Echoing these themes of variety, relationship, and responsibility, especially in trying times as a society, the Presbyterian Church (USA) Stated Clerk shares a video message this past week. He reminds us that “race is not for segregation, but diversity.” (https://vimeo.com/424168164) The Rev. Dr. J. Herbert Nelson, II, says, “…racism in and of itself is a false construction. Because we who believe in God Almighty and Jesus Christ cannot believe that the races in the United States makes us different and segregates us but that actually the race actually lifts up the diversity of who we are.” In his talk, he remembers several African Americans who have been killed, especially those from his city of Louisville, Kentucky. He calls us to get active and involved, to engage through believing human relationships are possible, challenging powers and principalities that are moving us toward division.
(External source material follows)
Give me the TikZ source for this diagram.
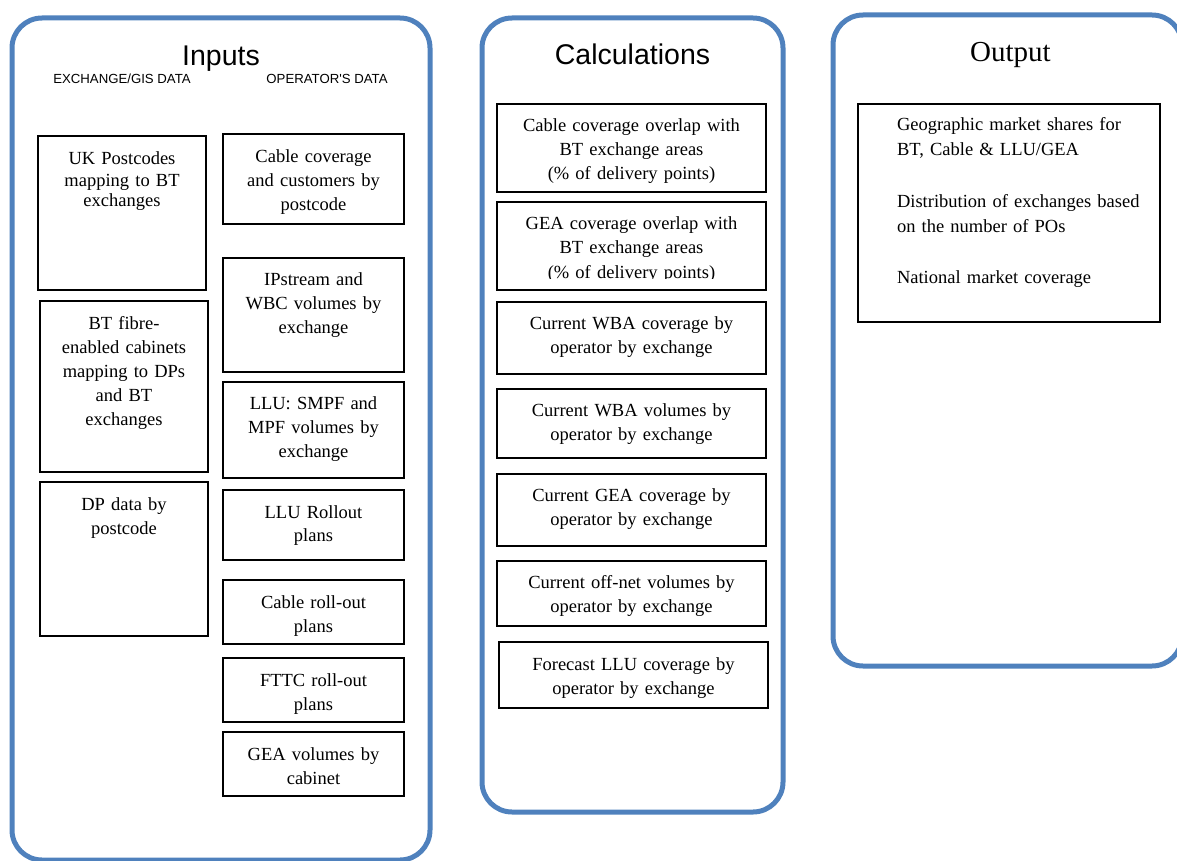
\documentclass[tikz,border=0pt]{standalone}
\usepackage{fontspec}
\setmainfont{Liberation Serif}
\newfontfamily\arialfont{Liberation Sans}
\definecolor{frameblue}{RGB}{79,129,189}
\begin{document}
\begin{tikzpicture}[x=1pt,y=-1pt,
  frame/.style={draw=frameblue, line width=5pt, rounded corners=30pt, inner sep=0pt, outer sep=0pt},
  box/.style={draw=black, line width=1.2pt, inner sep=0pt, outer sep=0pt},
  txt/.style={inner sep=0pt, outer sep=0pt, align=center, text width=260pt, anchor=base,
              font=\fontsize{18.5}{24}\selectfont},
  title/.style={inner sep=0pt, anchor=base, font=\arialfont\fontsize{28.5}{30}\selectfont},
  sub/.style={inner sep=0pt, anchor=base, font=\arialfont\fontsize{13.2}{15}\selectfont}]
\useasboundingbox (0,0) rectangle (1177,861);
\clip (0,0) rectangle (1177,861);

% ---------- containers ----------
\node[frame, minimum width=418pt, minimum height=842pt] (inputs) at (221,439) {};
\node[frame, minimum width=301pt, minimum height=794pt] (calc) at (632.5,415) {};
\node[frame, minimum width=349pt, minimum height=651pt] (output) at (1007.5,340.5) {};

% ---------- titles ----------
\node[title] (tinputs) at (221,66) {Inputs};
\node[title] (tcalc) at (632.5,65) {Calculations};
\node[inner sep=0pt, anchor=base, font=\fontsize{29}{30}\selectfont] (toutput) at (1010.5,62) {Output};
\node[sub] (sexch) at (122,84) {EXCHANGE/GIS DATA};
\node[sub] (soper) at (327,84) {OPERATOR'S DATA};

% ---------- inputs: left column ----------
\node[box, minimum width=168pt, minimum height=154pt] (uk) at (122,213) {};
\node[txt, font=\fontsize{18.5}{21}\selectfont] (ukt) at (122,165) {UK Postcodes\\mapping to BT\\exchanges};

\node[box, minimum width=168pt, minimum height=171pt] (fibre) at (124,386.5) {};
\node[txt] (fibret) at (124,329) {BT fibre-\\enabled cabinets\\mapping to DPs\\and BT\\exchanges};

\node[box, minimum width=168pt, minimum height=154pt] (dp) at (124,559) {};
\node[txt] (dpt) at (124,510) {DP data by\\postcode};

% ---------- inputs: right column ----------
\node[box, minimum width=181pt, minimum height=90pt] (cabcov) at (313.5,179) {};
\node[txt] (cabcovt) at (313.5,163) {Cable coverage\\and customers by\\postcode};

\node[box, minimum width=181pt, minimum height=114pt] (ipstream) at (313.5,315) {};
\node[txt] (ipstreamt) at (313.5,285) {IPstream and\\WBC volumes by\\exchange};

\node[box, minimum width=181pt, minimum height=96pt] (llu) at (313.5,430) {};
\node[txt] (llut) at (313.5,409) {LLU: SMPF and\\MPF volumes by\\exchange};

\node[box, minimum width=181pt, minimum height=70pt] (lluroll) at (313.5,525) {};
\node[txt, font=\fontsize{18.5}{23.5}\selectfont] (llurollt) at (313.5,518) {LLU Rollout\\plans};

\node[box, minimum width=181pt, minimum height=64pt] (cabroll) at (313.5,612) {};
\node[txt] (cabrollt) at (313.5,608) {Cable roll-out\\plans};

\node[box, minimum width=181pt, minimum height=64pt] (fttc) at (313.5,690) {};
\node[txt] (fttct) at (313.5,686.5) {FTTC roll-out\\plans};

\node[box, minimum width=181pt, minimum height=64pt] (geavol) at (313.5,764) {};
\node[txt] (geavolt) at (313.5,760) {GEA volumes by\\cabinet};

% ---------- calculations ----------
\node[box, minimum width=269pt, minimum height=88pt] (c1) at (631.5,148) {};
\node[txt] (c1t) at (631.5,132) {Cable coverage overlap with\\BT exchange areas\\(\% of delivery points)};

\node[box, minimum width=269pt, minimum height=88pt] (c2) at (631.5,246) {};
\begin{scope}
  \clip (497,202) rectangle (766,278.5);
  \node[txt, font=\fontsize{18.5}{24.5}\selectfont] (c2t) at (631.5,229.3) {GEA coverage overlap with\\BT exchange areas\\(\% of delivery points)};
\end{scope}

\node[box, minimum width=269pt, minimum height=72pt] (c3) at (631.5,338) {};
\node[txt] (c3t) at (631.5,329.5) {Current WBA coverage by\\operator by exchange};

\node[box, minimum width=269pt, minimum height=69pt] (c4) at (631.5,423.5) {};
\node[txt] (c4t) at (631.5,416.7) {Current WBA volumes by\\operator by exchange};

\node[box, minimum width=269pt, minimum height=72pt] (c5) at (631.5,510) {};
\node[txt] (c5t) at (631.5,501.7) {Current GEA coverage by\\operator by exchange};

\node[box, minimum width=269pt, minimum height=65pt] (c6) at (631.5,593.5) {};
\node[txt] (c6t) at (631.5,588.3) {Current off-net volumes by\\operator by exchange};

\node[box, minimum width=269pt, minimum height=66pt] (c7) at (633.5,675) {};
\node[txt] (c7t) at (633.5,670) {Forecast LLU coverage by\\operator by exchange};

% ---------- output ----------
\node[box, minimum width=302pt, minimum height=218pt] (out) at (1009,213) {};
\node[inner sep=0pt, outer sep=0pt, align=left, text width=255pt, anchor=base west,
      font=\fontsize{18.5}{25}\selectfont] (outt) at (897,131)
  {Geographic market shares for\\BT, Cable \& LLU/GEA\\[27pt]Distribution of exchanges based\\on the number of POs\\[26pt]National market coverage};
\end{tikzpicture}
\end{document}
He says in order to prove that the United States is a better nation than one of division and racism, we can only prove it by “countering with an ethic of love. […] Killing and shooting and demonizing individuals is not love and therefore anything that is oppositional to the will of God is not of God.”
Everyone has within them the capacity to separate or integrate. Domination or serving. Control or collaboration. Learning to claim a larger unity that can hold diversity and various expressions, each reflecting some aspect of God; this is part of the Christian journey as we follow Jesus, the one who teaches us about our True Self, our true nature as human beings created in the image of God, united in diversity with all God’s creatures.
One God, three persons, Father, Son, and Holy Spirit, this is Trinity inviting us deeper into mystery; eternally embraced in a dance as love pours out from one to another, freely given without fear; not dominate, but to serve. May we courageously live an ethic of love, for this is our calling, love is who and how we are created to be. As we live into this ethic, following Jesus, may the humble, vulnerable, deep love of Christ, live through us, NOW, and forever. Amen.